Visibilidade que transforma
A cantora Preta Gil faleceu no dia 20 de julho de 2025, aos 50 anos, em Nova Iorque, em decorrência de complicações causadas por um câncer no intestino. Ela enfrentava a doença desde 2023 e, durante o tratamento, passou por uma colostomia, tema que tratou com abertura nas redes sociais.
A trajetória pública da cantora Preta Gil com a colostomia foi destacada por todos os entrevistados como um divisor de águas. “A visibilidade que Preta Gil trouxe à colostomia quebrou tabus e ajudou a aumentar a aceitação pública do tema”, afirmou Midori.

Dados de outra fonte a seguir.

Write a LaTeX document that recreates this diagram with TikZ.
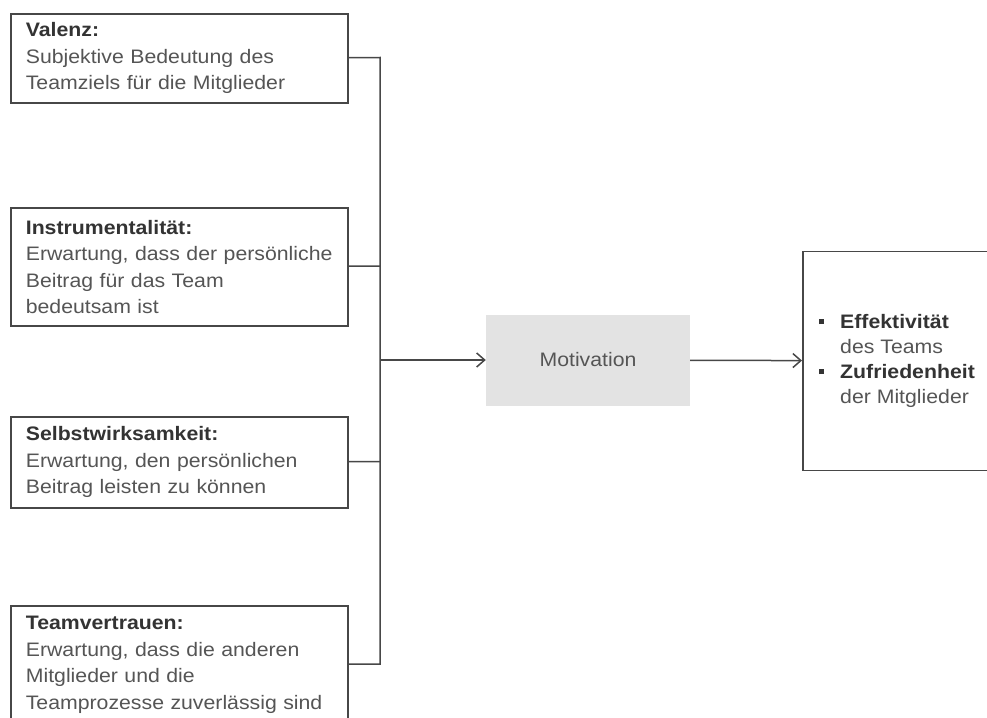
\documentclass[tikz,border=0pt]{standalone}
\usepackage{fontspec}
\setmainfont[FakeStretch=1.09]{Liberation Sans}
\usepackage{xcolor}
\usepackage{tikz}
\usetikzlibrary{arrows.meta}
\definecolor{linegray}{HTML}{474747}
\definecolor{textgray}{HTML}{555555}
\definecolor{headgray}{HTML}{333333}
\definecolor{motivefill}{HTML}{E3E3E3}
\newcommand{\factorhead}[1]{\textcolor{headgray}{\textbf{#1}}}
\newcommand{\outbullet}{\makebox[21pt][l]{\raisebox{4.5pt}{\textcolor{headgray}{\rule{5pt}{5pt}}}}}
\pgfdeclarelayer{nodelayer}
\pgfdeclarelayer{edgelayer}
\pgfsetlayers{edgelayer,nodelayer,main}
\tikzstyle{factor}=[fill=white, draw=linegray, line width=1.7pt, shape=rectangle, anchor=north west, text width=307pt, inner xsep=15pt, align=left, text=textgray, font=\fontsize{19.5}{26.5}\selectfont]
\tikzstyle{motive}=[fill=motivefill, draw=none, shape=rectangle, minimum width=204pt, minimum height=91pt, text=textgray, font=\fontsize{19.5}{26}\selectfont]
\tikzstyle{outcome}=[fill=white, draw=linegray, line width=1.7pt, shape=rectangle, anchor=north west, minimum width=200pt, minimum height=219pt]
\tikzstyle{outcome text}=[anchor=west, inner sep=0pt, align=left, text=textgray, font=\fontsize{19.5}{25}\selectfont]
\tikzstyle{junction}=[fill=none, draw=none, shape=coordinate]
\tikzstyle{bus edge}=[draw=linegray, line width=1.5pt]
\tikzstyle{arrow edge}=[draw=linegray, line width=1.5pt, -{Straight Barb[length=8pt, width=14pt, line width=1.5pt]}]

\begin{document}
\begin{tikzpicture}[x=1pt, y=-1pt]
	\useasboundingbox (0, 0) rectangle (987, 717);
	\begin{pgfonlayer}{nodelayer}
		\node [style=factor, minimum height=89pt] (0) at (10, 13) {\factorhead{Valenz:}\\Subjektive Bedeutung des\\Teamziels für die Mitglieder};
		\node [style=factor, minimum height=118pt] (1) at (10, 207) {\factorhead{Instrumentalität:}\\Erwartung, dass der persönliche\\Beitrag für das Team\\bedeutsam ist};
		\node [style=factor, minimum height=91pt] (2) at (10, 416) {\factorhead{Selbstwirksamkeit:}\\Erwartung, den persönlichen\\Beitrag leisten zu können};
		\node [style=factor, minimum height=118pt] (3) at (10, 605) {\factorhead{Teamvertrauen:}\\Erwartung, dass die anderen\\Mitglieder und die\\Teamprozesse zuverlässig sind};
		\node [style=motive] (4) at (588, 360) {Motivation};
		\node [style=outcome] (5) at (802, 250.5) {};
		\node [style=outcome text] (6) at (819, 361) {\outbullet\factorhead{Effektivität}\\\hspace*{21pt}des Teams\\\outbullet\factorhead{Zufriedenheit}\\\hspace*{21pt}der Mitglieder};
		\node [style=junction] (7) at (380, 57.5) {};
		\node [style=junction] (8) at (380, 266) {};
		\node [style=junction] (9) at (380, 461.5) {};
		\node [style=junction] (10) at (380, 664) {};
		\node [style=junction] (11) at (380, 360) {};
	\end{pgfonlayer}
	\begin{pgfonlayer}{edgelayer}
		\draw [style=bus edge] (0) -- (7) -- (10) -- (3);
		\draw [style=bus edge] (1) -- (8);
		\draw [style=bus edge] (2) -- (9);
		\draw [style=arrow edge] (11) to (4);
		\draw [style=arrow edge] (4) to (5);
	\end{pgfonlayer}
\end{tikzpicture}
\end{document}
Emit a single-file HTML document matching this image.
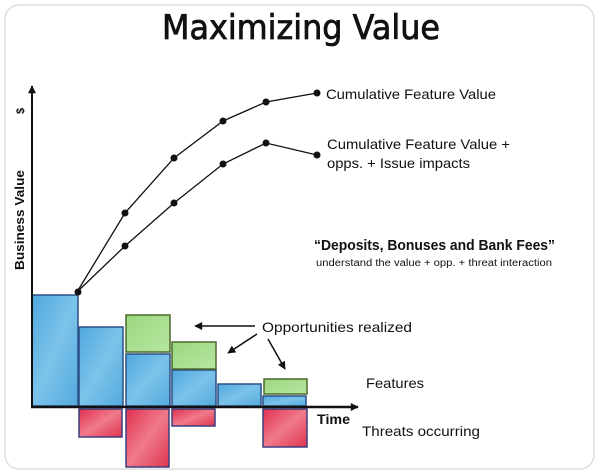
<!DOCTYPE html>
<html><head><meta charset="utf-8"><style>
html,body{margin:0;padding:0;background:#fff;}
svg{display:block;}
text{font-family:"Liberation Sans","DejaVu Sans",sans-serif;fill:#111;}
</style></head><body>
<svg width="600" height="475" viewBox="0 0 600 475" xmlns="http://www.w3.org/2000/svg">
<defs>
<linearGradient id="bl" x1="0" y1="0" x2="1" y2="1"><stop offset="0" stop-color="#4fa8de"/><stop offset="0.5" stop-color="#7cc3ea"/><stop offset="1" stop-color="#52aadd"/></linearGradient>
<linearGradient id="rd" x1="0" y1="0" x2="1" y2="1"><stop offset="0" stop-color="#e0304e"/><stop offset="0.5" stop-color="#f07a8a"/><stop offset="1" stop-color="#de3450"/></linearGradient>
<linearGradient id="gr" x1="0" y1="0" x2="1" y2="1"><stop offset="0" stop-color="#9cd880"/><stop offset="1" stop-color="#b6e6a0"/></linearGradient>
<marker id="ah" viewBox="0 0 10 10" refX="9" refY="5" markerWidth="9" markerHeight="8" markerUnits="userSpaceOnUse" orient="auto"><path d="M0,0 L10,5 L0,10 z" fill="#111"/></marker>
</defs>
<rect x="5" y="5" width="589" height="464" rx="14" fill="#fff" stroke="#ddd" stroke-width="1.5"/>
<text x="162" y="39" font-size="34" textLength="278" lengthAdjust="spacingAndGlyphs" stroke="#111" stroke-width="0.8" style="font-family:'DejaVu Sans',sans-serif">Maximizing Value</text>

<g stroke="#2b4f86" stroke-width="1.5" fill="url(#bl)">
<rect x="32" y="295" width="46" height="111"/>
<rect x="79" y="327" width="44" height="79"/>
<rect x="126" y="354" width="44" height="52"/>
<rect x="172" y="370" width="44" height="36"/>
<rect x="218" y="384" width="43" height="22"/>
<rect x="263" y="396" width="43" height="10"/>
</g>
<g stroke="#4d6a2c" stroke-width="1.5" fill="url(#gr)">
<rect x="126" y="315" width="44" height="37"/>
<rect x="172" y="342" width="44" height="27"/>
<rect x="264" y="379" width="43" height="15"/>
</g>
<g stroke="#3a3f7e" stroke-width="1.5" fill="url(#rd)">
<rect x="79" y="409" width="43" height="28"/>
<rect x="126" y="409" width="43" height="58"/>
<rect x="172" y="409" width="43" height="17"/>
<rect x="263" y="409" width="44" height="38"/>
</g>

<line x1="32" y1="407" x2="32" y2="86" stroke="#111" stroke-width="2" marker-end="url(#ah)"/>
<line x1="31" y1="407" x2="358" y2="407" stroke="#111" stroke-width="2.5" marker-end="url(#ah)"/>

<g stroke="#111" stroke-width="1.3" fill="none">
<polyline points="77,292 125,213 174,158 223,121 266,102 317,93"/>
<polyline points="77,292 125,246 174,203 223,164 266,143 317,155"/>
</g>
<g fill="#111">
<circle cx="78" cy="292" r="3.5"/>
<circle cx="125" cy="213" r="3.5"/><circle cx="174" cy="158" r="3.5"/><circle cx="223" cy="121" r="3.5"/><circle cx="266" cy="102" r="3.5"/><circle cx="317" cy="93" r="3.5"/>
<circle cx="125" cy="246" r="3.5"/><circle cx="174" cy="203" r="3.5"/><circle cx="223" cy="164" r="3.5"/><circle cx="266" cy="143" r="3.5"/><circle cx="317" cy="155" r="3.5"/>
</g>

<g stroke="#111" stroke-width="1.5">
<line x1="255" y1="326" x2="195" y2="326" marker-end="url(#ah)"/>
<line x1="257" y1="334" x2="228" y2="353" marker-end="url(#ah)"/>
<line x1="268" y1="339" x2="285" y2="369" marker-end="url(#ah)"/>
</g>

<text x="326" y="99" font-size="14" textLength="170" lengthAdjust="spacingAndGlyphs">Cumulative Feature Value</text>
<text x="327" y="149" font-size="14" textLength="183" lengthAdjust="spacingAndGlyphs">Cumulative Feature Value +</text>
<text x="327" y="168" font-size="14" textLength="143" lengthAdjust="spacingAndGlyphs">opps. + Issue impacts</text>
<text x="314" y="250" font-size="15" font-weight="bold" textLength="241" lengthAdjust="spacingAndGlyphs">“Deposits, Bonuses and Bank Fees”</text>
<text x="316" y="266" font-size="10" textLength="236" lengthAdjust="spacingAndGlyphs" fill="#333">understand the value + opp. + threat  interaction</text>
<text x="262" y="332" font-size="14" textLength="150" lengthAdjust="spacingAndGlyphs">Opportunities realized</text>
<text x="366" y="388" font-size="14" textLength="58" lengthAdjust="spacingAndGlyphs">Features</text>
<text x="317" y="424" font-size="14" font-weight="bold" textLength="33" lengthAdjust="spacingAndGlyphs">Time</text>
<text x="362" y="436" font-size="14" textLength="118" lengthAdjust="spacingAndGlyphs">Threats occurring</text>
<text transform="translate(24,270) rotate(-90)" font-size="13" font-weight="bold" textLength="100" lengthAdjust="spacingAndGlyphs">Business Value</text>
<text transform="translate(24,114) rotate(-90)" font-size="11" font-weight="bold">$</text>
</svg>
</body></html>
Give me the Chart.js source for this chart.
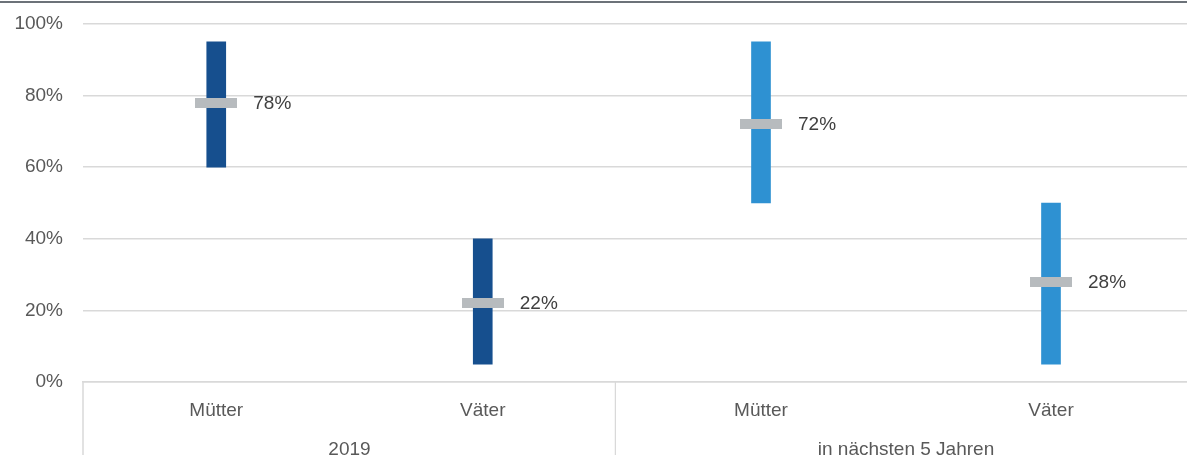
<!DOCTYPE html>
<html>
<head>
<meta charset="utf-8">
<script src="https://cdn.jsdelivr.net/npm/chart.js@4.4.0/dist/chart.umd.min.js"></script>
<style>
  html, body { margin: 0; padding: 0; background: #fff; overflow: hidden; width: 1187px; height: 455px; }
  #topline { position: absolute; left: 0; top: 1px; width: 1187px; height: 2px; background: #6c7279; }
  #w1 { position: absolute; left: 0; top: 0; width: 616px; height: 470px; }
  #w2 { position: absolute; left: 616px; top: 0; width: 580px; height: 470px; }
</style>
</head>
<body>
<div id="topline"></div>
<div id="w1"><canvas id="c1"></canvas></div>
<div id="w2"><canvas id="c2"></canvas></div>
<script>
// ---- data ----
const categories = ["Mütter", "Väter"];
const groups = ["2019", "in nächsten 5 Jahren"];
const low2019 = [60, 5];
const high2019 = [95, 40];
const median2019 = [78, 22];
const lowFuture = [50, 5];
const highFuture = [95, 50];
const medianFuture = [72, 28];
const yTicks = [0, 20, 40, 60, 80, 100];

const FONT = "'Liberation Sans', Arial, sans-serif";
const GRID = '#d9d9d9';

function markerImage() {
  const c = document.createElement('canvas');
  c.width = 42; c.height = 10;
  const x = c.getContext('2d');
  x.fillStyle = '#b7bbbe';
  x.fillRect(0, 0, 42, 10);
  return c;
}
const marker = markerImage();

const labelPlugin = {
  id: 'medLabels',
  afterDatasetsDraw(chart) {
    const meta = chart.getDatasetMeta(0);
    const ctx = chart.ctx;
    ctx.save();
    ctx.font = '19px ' + FONT;
    ctx.fillStyle = '#404040';
    ctx.textAlign = 'left';
    ctx.textBaseline = 'middle';
    meta.data.forEach((el, i) => {
      const v = chart.data.datasets[0].data[i];
      ctx.fillText(v + '%', el.x + 37, el.y + 1);
    });
    ctx.restore();
  }
};

const boxPlugin = {
  id: 'boxLines',
  afterDraw(chart, args, opts) {
    const ctx = chart.ctx;
    const a = chart.chartArea;
    ctx.save();
    ctx.strokeStyle = GRID;
    ctx.lineWidth = 1.5;
    (opts.xs || []).forEach(k => {
      const x = k === 'left' ? a.left : a.right - 0.5;
      ctx.beginPath();
      ctx.moveTo(x, a.bottom);
      ctx.lineTo(x, chart.height);
      ctx.stroke();
    });
    ctx.restore();
  }
};

function zeroPad(s) { s.paddingTop = 0; s.paddingBottom = 0; s.paddingLeft = 0; s.paddingRight = 0; }

function makeChart(id, low, high, med, color, group, showY, lines) {
  return new Chart(document.getElementById(id), {
    type: 'bar',
    data: {
      labels: categories,
      datasets: [
        {
          type: 'line',
          data: med,
          showLine: false,
          pointStyle: marker,
          pointRadius: 10,
          order: 0
        },
        {
          type: 'bar',
          data: low.map((l, i) => [l, high[i]]),
          backgroundColor: color,
          barThickness: 19,
          borderSkipped: false,
          order: 1
        }
      ]
    },
    options: {
      responsive: true,
      maintainAspectRatio: false,
      animation: false,
      events: [],
      layout: { autoPadding: false, padding: { top: 24, left: 0, right: 0, bottom: 0 } },
      plugins: { legend: { display: false }, tooltip: { enabled: false }, boxLines: { xs: lines } },
      scales: {
        x: {
          grid: { display: false, drawTicks: false },
          border: { display: true, color: GRID, width: 1.5 },
          ticks: { font: { family: FONT, size: 19 }, color: '#595959', padding: 17, maxRotation: 0 },
          title: { display: true, text: group, font: { family: FONT, size: 19 }, color: '#595959', padding: { top: 0, bottom: 9 } },
          afterFit(s) { s.height = 470 - 24 - 358; zeroPad(s); }
        },
        y: {
          min: 0, max: 100,
          afterBuildTicks(s) { s.ticks = yTicks.map(v => ({ value: v })); },
          grid: { color: GRID, lineWidth: 1.5, drawTicks: false },
          border: { display: false },
          ticks: { display: showY, padding: 20, font: { family: FONT, size: 19 }, color: '#595959', callback: v => v + '%' },
          afterFit(s) { s.width = showY ? 83 : 0; zeroPad(s); }
        }
      }
    },
    plugins: [labelPlugin, boxPlugin]
  });
}

makeChart('c1', low2019, high2019, median2019, '#164f8e', groups[0], true, ['left', 'right']);
makeChart('c2', lowFuture, highFuture, medianFuture, '#2e91d2', groups[1], false, []);
</script>
</body>
</html>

Dr. Aroldo reforça: “Hoje uma das principais armas contra o câncer é a informação e sua desmistificação. A desmistificação encoraja a população para realização dos exames de prevenção com o objetivo de avaliar quem não sente nada.”
Uma mensagem de esperança
Para quem passa pelo processo da colostomia, Elisângela deixa uma mensagem de superação: “Hoje tenho várias restrições alimentares, mas o fato de acordar todos os dias, trabalhar e acompanhar a evolução da minha família é o que tenho de mais precioso.”
Midori conclui com palavras que tocam fundo: “A estomia não te define, mas te salva! Guerreiros também choram. Valentes também pensam em parar. Heróis têm cicatrizes.”